Cabe decir que estas piezas quedan tan ensimismadas con la potencialidad estética del metaverso que apenas rascan la superficie. Personalmente, me interesaría que ahondaran más en estas ideas del trastorno, la ansiedad y, a nivel particular, de las micronarrativas desplegadas a través del avatar-persona. En el ciberespacio actual, ya sea en redes sociales, en universos multijugador o servidores masivos, queda probada la máxima señalada por autores como Rincón según la cual los individuos definen su identidad en los relatos que deciden construir de ellos mismos en prácticas concretas de lengua. Los individuos, a través de su performance con el avatar, construyen sus micronarrativas, aportaciones individuales al campo mediático, entendido como el espacio de comunicación propio de la cultura digital que fragmenta constantemente el flujo de información, como señalan Morla y Castell. El metaverso tiene sus propios códigos. Uno de ellos es una lengua universal muy poco explotada que se desdobla en una ciberpragmática única y un registro de lenguaje particular. Así, un concepto como el de transmedia, entendido como el fenómeno de trasladar un relato o experiencia de marca a varias plataformas, es hackeado y recodificado en forma de transmedia performado en el que un usuario construye su propio relato y experiencia en el metaverso a partir de prácticas de lenguaje y gestión de su condición de avatar. Por lo tanto, toda esta diatriba me sirve para señalar hasta qué punto la idea de autor, de una conciencia artística que vaya más allá del discurso visual, tiene que ser puesta en cuarentena debido al potencial del material que exploran sin comprender.

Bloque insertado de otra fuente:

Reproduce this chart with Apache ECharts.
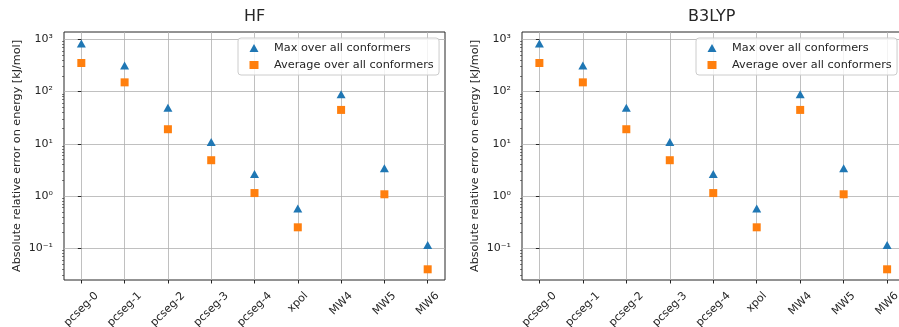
<!DOCTYPE html>
<html>
<head>
<meta charset="utf-8">
<script src="https://cdn.jsdelivr.net/npm/echarts@6/dist/echarts.min.js"></script>
<style>
html,body{margin:0;padding:0;background:#fff;}
#chart{width:899px;height:327px;}
</style>
</head>
<body>
<div id="chart"></div>
<script>
const categories = ['pcseg-0','pcseg-1','pcseg-2','pcseg-3','pcseg-4','xpol','MW4','MW5','MW6'];
const hfMax = [830, 315, 49, 10.8, 2.65, 0.575, 89, 3.4, 0.116];
const hfAvg = [352, 150, 19, 4.85, 1.14, 0.252, 44.5, 1.08, 0.0396];
const b3lypMax = [830, 315, 49, 10.8, 2.65, 0.575, 89, 3.4, 0.116];
const b3lypAvg = [352, 150, 19, 4.85, 1.14, 0.252, 44.5, 1.08, 0.0396];
const yMajorTicks = [0.1, 1, 10, 100, 1000];
const titles = ['HF', 'B3LYP'];
const seriesNames = ['Max over all conformers', 'Average over all conformers'];

const FONT = 'DejaVu Sans';
const XFS = 11;
const sup = {'-':'\u207B','0':'\u2070','1':'\u00B9','2':'\u00B2','3':'\u00B3','4':'\u2074','5':'\u2075','6':'\u2076','7':'\u2077','8':'\u2078','9':'\u2079'};
function powLabel(v){
  const e = Math.round(Math.log10(v));
  return '10' + String(e).split('').map(c => sup[c]).join('');
}
const idx = categories.map((c, i) => i);
const minorTicks = [];
for (let e = -2; e <= 3; e++) for (let m = 2; m <= 9; m++) {
  const v = m * Math.pow(10, e);
  if (v > 0.0247 && v < 1380) minorTicks.push(v);
}
const pair = arr => arr.map((v, i) => [i, v]);

// measure label widths so rotated labels are centred on ticks (matplotlib style)
const ctx = document.createElement('canvas').getContext('2d');
ctx.font = XFS + 'px "' + FONT + '"';
const labelW = categories.map(c => ctx.measureText(c).width);

const grids = [
  {left: 64, width: 381, top: 32, bottom: 47},
  {left: 522, width: 382.5, top: 32, bottom: 47}
];
const xAxes = [], yAxes = [], series = [], legends = [], titleOpts = [];
const titleLefts = [244, 688];
const legendLefts = [238, 696];
const data = [[hfMax, hfAvg], [b3lypMax, b3lypAvg]];

grids.forEach((g, k) => {
  g.show = true; g.borderColor = '#262626'; g.borderWidth = 1; g.backgroundColor = '#fff';
  g.containLabel = false; g.outerBoundsMode = 'none';
  const pxPerUnit = g.width / 8.8;
  const labelPos = idx.map(i => i + 0.354 * labelW[i] / pxPerUnit);
  xAxes.push({
    type: 'value', gridIndex: k, min: -0.4, max: 8.4,
    axisLine: {show: false},
    axisTick: {show: true, length: 3.5, lineStyle: {color: '#262626'}, customValues: idx},
    axisLabel: {customValues: labelPos, rotate: 45, fontFamily: FONT, fontSize: XFS, color: '#262626', margin: 14,
      formatter: v => categories[Math.floor(v + 1e-9)] || ''},
    splitLine: {show: true, lineStyle: {color: '#b0b0b0', width: 0.8}}
  });
  yAxes.push({
    type: 'log', logBase: 10, gridIndex: k, min: 0.0247, max: 1380,
    name: 'Absolute relative error on energy [kJ/mol]', nameLocation: 'middle', nameGap: 41,
    nameTextStyle: {fontFamily: FONT, fontSize: 11.2, color: '#262626'},
    axisLine: {show: false},
    axisTick: {show: true, length: 3.5, lineStyle: {color: '#262626'}, customValues: yMajorTicks},
    axisLabel: {customValues: yMajorTicks, fontFamily: FONT, fontSize: 11, color: '#262626', margin: 11,
      formatter: v => powLabel(v)},
    splitLine: {show: true, lineStyle: {color: '#b0b0b0', width: 0.8}}
  });
  yAxes.push({
    type: 'log', logBase: 10, gridIndex: k, min: 0.0247, max: 1380, position: 'left',
    axisLine: {show: false},
    axisTick: {show: true, length: 2, lineStyle: {color: '#262626', width: 0.6}, customValues: minorTicks},
    axisLabel: {show: false},
    splitLine: {show: false}
  });
  titleOpts.push({text: titles[k], left: titleLefts[k], top: 9, padding: 0,
    textStyle: {fontFamily: FONT, fontSize: 16, fontWeight: 'normal', color: '#262626'}});
  series.push({
    name: seriesNames[0], type: 'scatter', xAxisIndex: k, yAxisIndex: 2 * k,
    symbol: 'triangle', symbolSize: [9, 8], data: pair(data[k][0]),
    itemStyle: {color: '#1f77b4', opacity: 1}, z: 3
  });
  series.push({
    name: seriesNames[1], type: 'scatter', xAxisIndex: k, yAxisIndex: 2 * k,
    symbol: 'rect', symbolSize: 8, data: pair(data[k][1]),
    itemStyle: {color: '#ff7f0e', opacity: 1}, z: 3
  });
  legends.push({
    data: [{name: seriesNames[0], icon: 'triangle'}, {name: seriesNames[1], icon: 'rect'}],
    orient: 'vertical', left: legendLefts[k], top: 38,
    padding: [4.5, 5.4, 4.5, 11.5], itemWidth: 9, itemHeight: 8, itemGap: 6,
    backgroundColor: 'rgba(255,255,255,0.8)', borderColor: '#cccccc', borderWidth: 1, borderRadius: 3,
    textStyle: {fontFamily: FONT, fontSize: 11.3, color: '#262626', padding: [0, 0, 0, 10.5]},
    selectedMode: false
  });
});

const chart = echarts.init(document.getElementById('chart'), null, {renderer: 'canvas'});
chart.setOption({
  animation: false,
  backgroundColor: '#fff',
  title: titleOpts,
  grid: grids,
  xAxis: xAxes,
  yAxis: yAxes,
  legend: legends,
  series: series
});
</script>
</body>
</html>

De alguna forma terminamos cerrando los círculos. La imposibilidad de pensar el futuro más allá del presente se vuelve indicador indirecto de la época coyuntural en la que se encuentran inmersos, lo cual lleva a que las ideas de metaverso también se vean limitadas por las características particulares de una actualidad posdigital signada por un claro desencanto.
No es del todo sorprendente que una vez que las dinámicas capitalistas terminaran de asentarse en el campo de batalla que hoy día es internet, imaginar lo que el futuro puede llegar a ser se volviera tan difícil.